Within the expression on the right-hand side of a rule, the following expressions are used to match strings of one or more characters:
#xN
where N is a hexadecimal integer, the expression matches the character whose number (code point) in ISO/IEC 10646 is N. The number of leading zeros in the #xN form is insignificant.
[a-zA-Z], [#xN-#xN]
matches any Char with a value in the range(s) indicated (inclusive).
[abc], [#xN#xN#xN]
matches any Char with a value among the characters enumerated.
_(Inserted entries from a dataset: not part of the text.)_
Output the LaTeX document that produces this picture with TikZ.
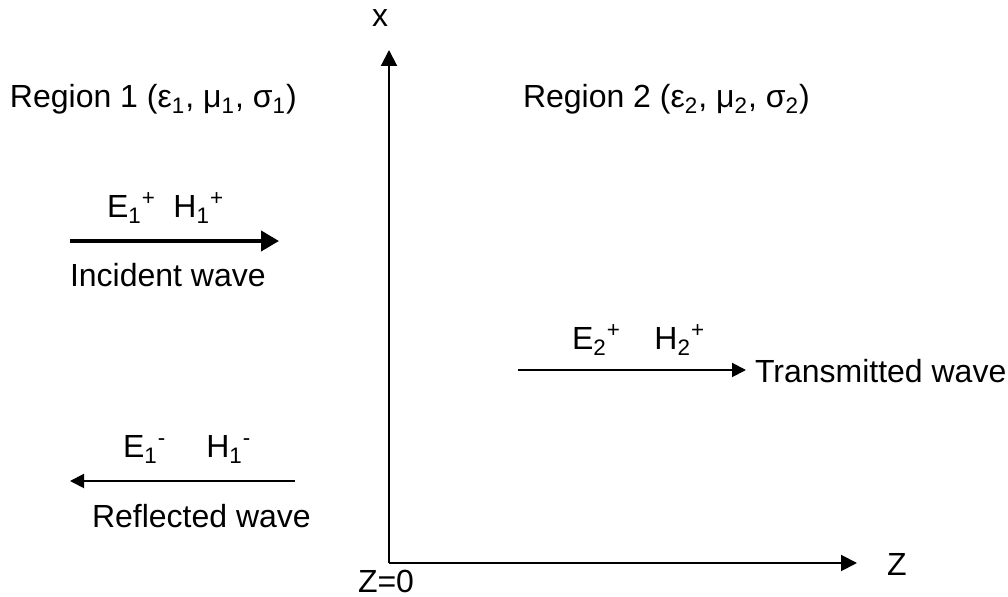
\documentclass[tikz,border=0pt]{standalone}
\usepackage{fontspec}
\setmainfont{Liberation Sans}
\usetikzlibrary{arrows.meta}
\begin{document}
\begin{tikzpicture}[x=0.5pt,y=-0.5pt,
  lbl/.style={inner sep=0pt,outer sep=0pt,font=\fontsize{16}{19}\selectfont},
  axis/.style={line width=1pt,-{Triangle[length=8pt,width=8pt]}},
  thickarr/.style={line width=2pt,-{Triangle[length=9pt,width=10pt]}},
  thinarr/.style={line width=1pt,-{Triangle[length=7pt,width=7pt]}}]
\useasboundingbox (0,0) rectangle (1008,597);
\coordinate (O) at (389,563);
\coordinate (xtip) at (389,50);
\coordinate (ztip) at (857,563);
\draw[axis] (O) -- (xtip);
\draw[axis] (O) -- (ztip);
\node[lbl,anchor=base] (xl) at (380,27) {x};
\node[lbl,anchor=base west] (zl) at (887,576) {Z};
\node[lbl,anchor=base west] (z0) at (358,593) {Z=0};
\node[lbl,anchor=base west] (r1) at (10,108) {Region 1 (ε\textsubscript{1}, μ\textsubscript{1}, σ\textsubscript{1})};
\node[lbl,anchor=base west] (r2) at (523,108) {Region 2 (ε\textsubscript{2}, μ\textsubscript{2}, σ\textsubscript{2})};
% incident
\coordinate (ia) at (70,241);
\coordinate (ib) at (279,241);
\draw[thickarr] (ia) -- (ib);
\node[lbl,anchor=base west] (ieh) at (107,218) {E\textsubscript{1}\textsuperscript{+}\hspace{0.55em}H\textsubscript{1}\textsuperscript{+}};
\node[lbl,anchor=base west] (iw) at (70,287) {Incident wave};
% transmitted
\coordinate (ta) at (518,370);
\coordinate (tb) at (746,370);
\draw[thinarr] (ta) -- (tb);
\node[lbl,anchor=base west] (teh) at (572,350) {E\textsubscript{2}\textsuperscript{+}\hspace{1.05em}H\textsubscript{2}\textsuperscript{+}};
\node[lbl,anchor=base west] (tw) at (755,383) {Transmitted wave};
% reflected
\coordinate (ra) at (295,481);
\coordinate (rb) at (70,481);
\draw[thinarr] (ra) -- (rb);
\node[lbl,anchor=base west] (reh) at (123,458) {E\textsubscript{1}\textsuperscript{-}\hspace{1.25em}H\textsubscript{1}\textsuperscript{-}};
\node[lbl,anchor=base west] (rw) at (92,528) {Reflected wave};
\end{tikzpicture}
\end{document}
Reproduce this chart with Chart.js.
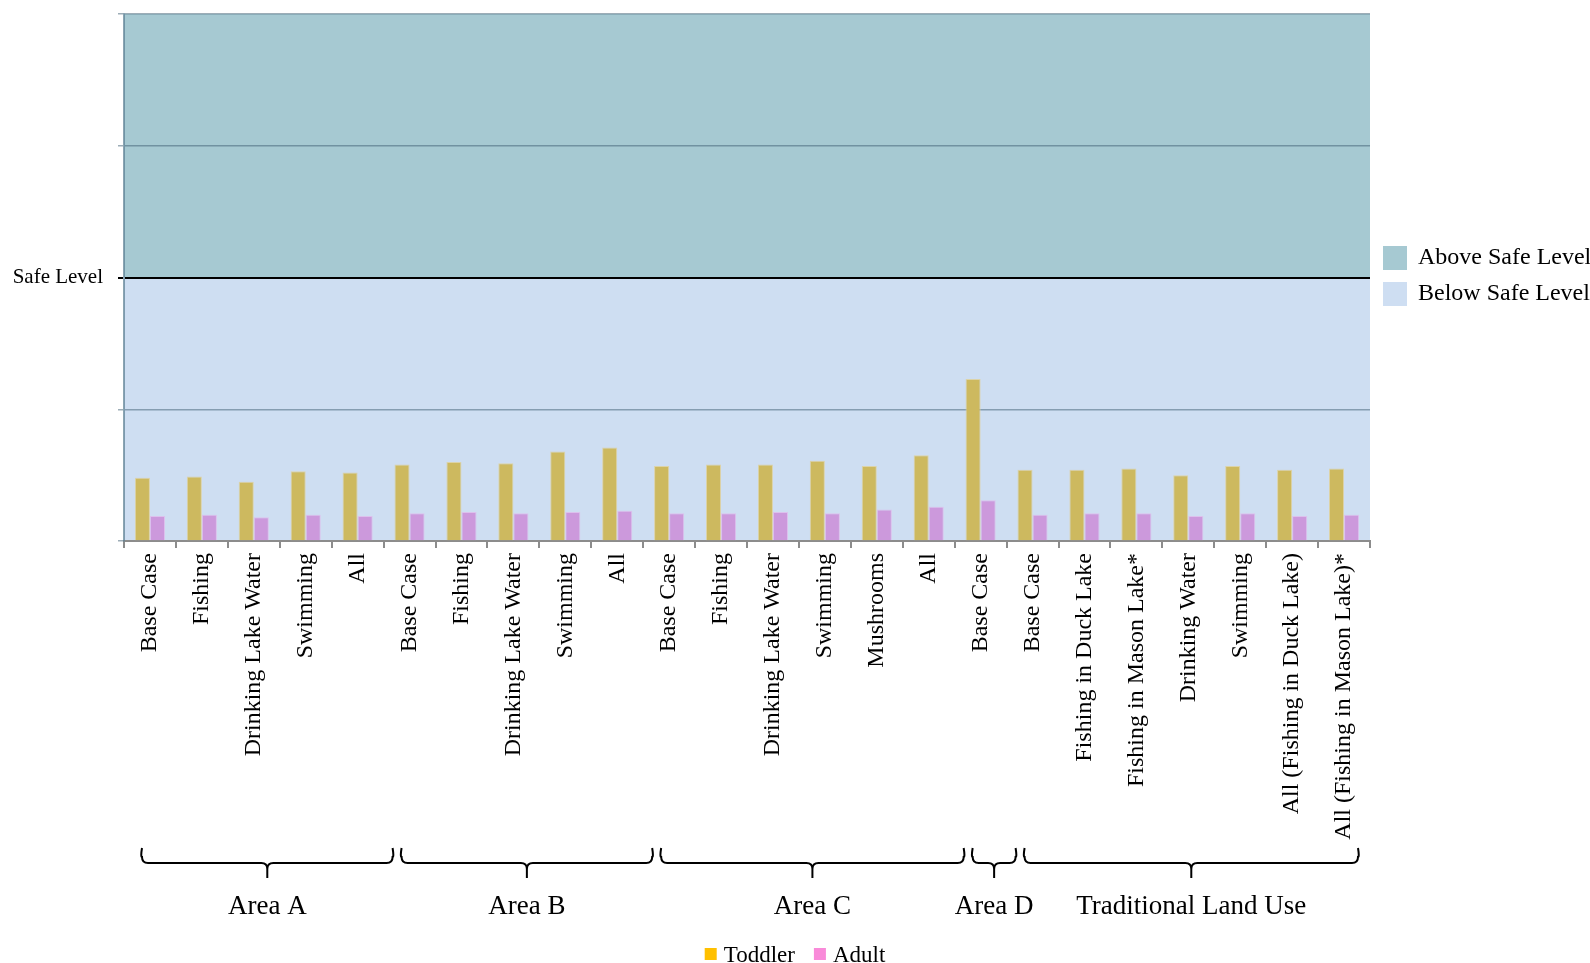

Enumerations and ranges can be mixed in one set of brackets.
[^a-z], [^#xN-#xN]
matches any Char with a value outside the range indicated.
[^abc], [^#xN#xN#xN]
matches any Char with a value not among the characters given. Enumerations and ranges of forbidden values can be mixed in one set of brackets.
"string"
matches a literal string matching that given inside the double quotes.
'string'
matches a literal string matching that given inside the single quotes.
These symbols may be combined to match more complex patterns as follows, where A and B represent simple expressions:
(expression)
expression is treated as a unit and may be combined as described in this list.
A?
matches A or nothing; optional A.
A B
matches A followed by B. This operator has higher precedence than alternation; thus A B | C D is identical to (A B) | (C D).
A | B
matches A or B.
A - B
matches any string that matches A but does not match B.
A+
matches one or more occurrences of A. Concatenation has higher precedence than alternation; thus A+ | B+ is identical to (A+) | (B+).
A*
matches zero or more occurrences of A. Concatenation has higher precedence than alternation; thus A* | B* is identical to (A*) | (B*).
Other notations used in the productions are:
/* ... */
comment.
[ wfc: ... ]
well-formedness constraint; this identifies by name a constraint on well-formed documents associated with a production.
[ vc: ... ]
validity constraint; this identifies by name a constraint on valid documents associated with a production.